▶ [What is required]
Find every line below that contains the word "with" and copy it out.

▶ [Collected data]
⁂
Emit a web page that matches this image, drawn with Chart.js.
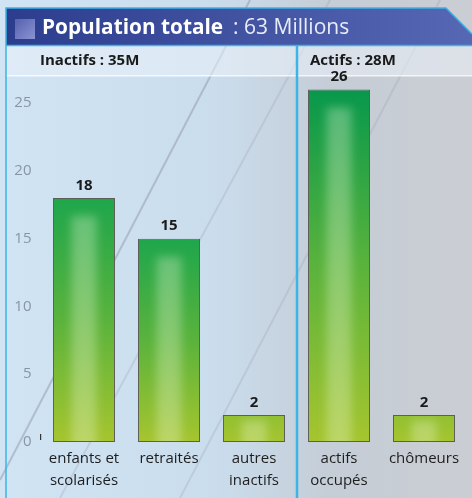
<!DOCTYPE html>
<html>
<head>
<meta charset="utf-8">
<script src="https://cdn.jsdelivr.net/npm/chart.js@4"></script>
<style>
  html, body { margin: 0; padding: 0; background: #cfdfee; }
  #wrap { position: relative; width: 472px; height: 498px; }
  canvas { position: absolute; left: 0; top: 0; }
</style>
</head>
<body>
<div id="wrap"><canvas id="popChart" width="472" height="498"></canvas></div>
<script>
const categories = [['enfants et', 'scolarisés'], 'retraités', ['autres', 'inactifs'], ['actifs', 'occupés'], 'chômeurs'];
const millions = [18, 15, 2, 26, 2];
const yTicks = [0, 5, 10, 15, 20, 25];
const title = 'Population totale';
const titleValue = ': 63 Millions';
const groupLabels = ['Inactifs : 35M', 'Actifs : 28M'];

const FONT = '"Open Sans", "Noto Sans", sans-serif';

const backdrop = {
    id: 'backdrop',
    beforeDraw(chart) {
        const ctx = chart.ctx;
        const W = chart.width, H = chart.height;
        ctx.save();
        let bg = ctx.createLinearGradient(0, 0, W, 0);
        bg.addColorStop(0, '#d0e4f4');
        bg.addColorStop(0.45, '#cadded');
        bg.addColorStop(0.7, '#c5cdd7');
        bg.addColorStop(1, '#cbcdd3');
        ctx.fillStyle = bg;
        ctx.fillRect(0, 0, W, H);
        // faint diagonal streaks from the photo
        ctx.strokeStyle = 'rgba(120,120,140,0.35)';
        ctx.lineWidth = 2;
        ctx.beginPath(); ctx.moveTo(0, 480); ctx.lineTo(250, 0); ctx.stroke();
        ctx.strokeStyle = 'rgba(150,150,170,0.25)';
        ctx.beginPath(); ctx.moveTo(60, 498); ctx.lineTo(330, 0); ctx.stroke();
        ctx.beginPath(); ctx.moveTo(180, 498); ctx.lineTo(440, 0); ctx.stroke();
        // subtitle band
        ctx.fillStyle = 'rgba(235,242,250,0.55)';
        ctx.fillRect(6, 46, W - 6, 29);
        ctx.fillStyle = 'rgba(255,255,255,0.8)';
        ctx.fillRect(6, 75, W - 6, 1.5);
        // title bar with cut corner
        let tb = ctx.createLinearGradient(6, 0, W, 0);
        tb.addColorStop(0, '#2c3d8e');
        tb.addColorStop(1, '#5668b4');
        ctx.beginPath();
        ctx.moveTo(6, 8); ctx.lineTo(446, 8); ctx.lineTo(472, 34); ctx.lineTo(472, 45); ctx.lineTo(6, 45); ctx.closePath();
        ctx.fillStyle = tb;
        ctx.fill();
        ctx.strokeStyle = '#3cb4e6';
        ctx.lineWidth = 1.5;
        ctx.beginPath();
        ctx.moveTo(6, 498); ctx.lineTo(6, 8); ctx.lineTo(446, 8); ctx.lineTo(472, 34);
        ctx.stroke();
        ctx.beginPath(); ctx.moveTo(6, 45.5); ctx.lineTo(472, 45.5); ctx.stroke();
        ctx.lineWidth = 2.5;
        ctx.beginPath(); ctx.moveTo(297, 46); ctx.lineTo(297, 498); ctx.stroke();
        // title square
        let sq = ctx.createLinearGradient(15, 19, 35, 39);
        sq.addColorStop(0, '#5561b0');
        sq.addColorStop(1, '#8b93d0');
        ctx.fillStyle = sq;
        ctx.fillRect(15, 19, 20, 20);
        // title text
        ctx.textBaseline = 'middle';
        ctx.textAlign = 'left';
        ctx.fillStyle = '#ffffff';
        ctx.font = 'bold 20.8px ' + FONT;
        ctx.fillText(title, 42, 28);
        const tw = ctx.measureText(title).width;
        ctx.fillStyle = '#e8ecf8';
        ctx.font = '21px ' + FONT;
        ctx.fillText(titleValue, 42 + tw + 10, 28);
        // group labels
        ctx.fillStyle = '#1a1a1a';
        ctx.font = 'bold 15px ' + FONT;
        ctx.fillText(groupLabels[0], 40, 61);
        ctx.fillText(groupLabels[1], 310, 61);
        // small tick near zero
        ctx.fillStyle = '#333';
        ctx.fillRect(40, 434, 1.2, 6);
        ctx.restore();
    }
};

const barDecor = {
    id: 'barDecor',
    afterDatasetsDraw(chart) {
        const ctx = chart.ctx;
        const meta = chart.getDatasetMeta(0);
        ctx.save();
        meta.data.forEach((bar, i) => {
            const left = bar.x - bar.width / 2;
            const top = bar.y;
            const h = bar.base - bar.y;
            // soft vertical highlight in the middle of each bar
            ctx.save();
            ctx.beginPath();
            ctx.rect(left + 1, top + 1, bar.width - 2, h - 2);
            ctx.clip();
            ctx.filter = 'blur(5px)';
            ctx.fillStyle = 'rgba(240,250,220,0.32)';
            ctx.fillRect(bar.x - bar.width * 0.2, top + Math.min(18, h * 0.2), bar.width * 0.4, h);
            ctx.restore();
            // value label
            ctx.fillStyle = '#1a1a1a';
            ctx.font = 'bold 15px ' + FONT;
            ctx.textAlign = 'center';
            ctx.textBaseline = 'bottom';
            ctx.fillText(String(millions[i]), bar.x, top - 5);
        });
        ctx.restore();
    }
};

new Chart(document.getElementById('popChart'), {
    type: 'bar',
    data: {
        labels: categories,
        datasets: [{
            data: millions,
            backgroundColor: (c) => {
                const ys = c.chart.scales.y;
                if (!c.chart.chartArea || !ys) return '#8cc040';
                const base = ys.getPixelForValue(0);
                const top = Math.min(ys.getPixelForValue(c.raw), base - 200);
                const g = c.chart.ctx.createLinearGradient(0, top, 0, base);
                g.addColorStop(0, c.raw > 20 ? '#07984c' : '#1ea64c');
                g.addColorStop(0.5, '#5ab33c');
                g.addColorStop(1, '#a6c52e');
                return g;
            },
            borderColor: '#5e5e58',
            borderWidth: 1,
            borderSkipped: false,
            barPercentage: 0.73,
            categoryPercentage: 1
        }]
    },
    options: {
        responsive: false,
        animation: false,
        layout: { padding: { top: 76, right: 5.5, left: 0, bottom: 0 } },
        plugins: { legend: { display: false }, tooltip: { enabled: false } },
        scales: {
            y: {
                min: 0,
                max: 27,
                afterFit: (s) => { s.width = 41.5; },
                afterBuildTicks: (s) => { s.ticks = yTicks.map(v => ({ value: v })); },
                grid: { display: false, drawTicks: false },
                border: { display: false },
                ticks: { color: '#8796a6', font: { family: FONT, size: 15 }, padding: 10 }
            },
            x: {
                afterFit: (s) => { s.height = 56; },
                grid: { display: false, drawTicks: false },
                border: { display: false },
                ticks: { color: '#1e1e1e', font: { family: FONT, size: 15, lineHeight: 1.45 }, padding: 6, maxRotation: 0, autoSkip: false }
            }
        }
    },
    plugins: [backdrop, barDecor]
});
</script>
</body>
</html>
⁂
▶ [Solution to this task]
Emit a web page that matches this image, drawn with Chart.js.
        // title bar with cut corner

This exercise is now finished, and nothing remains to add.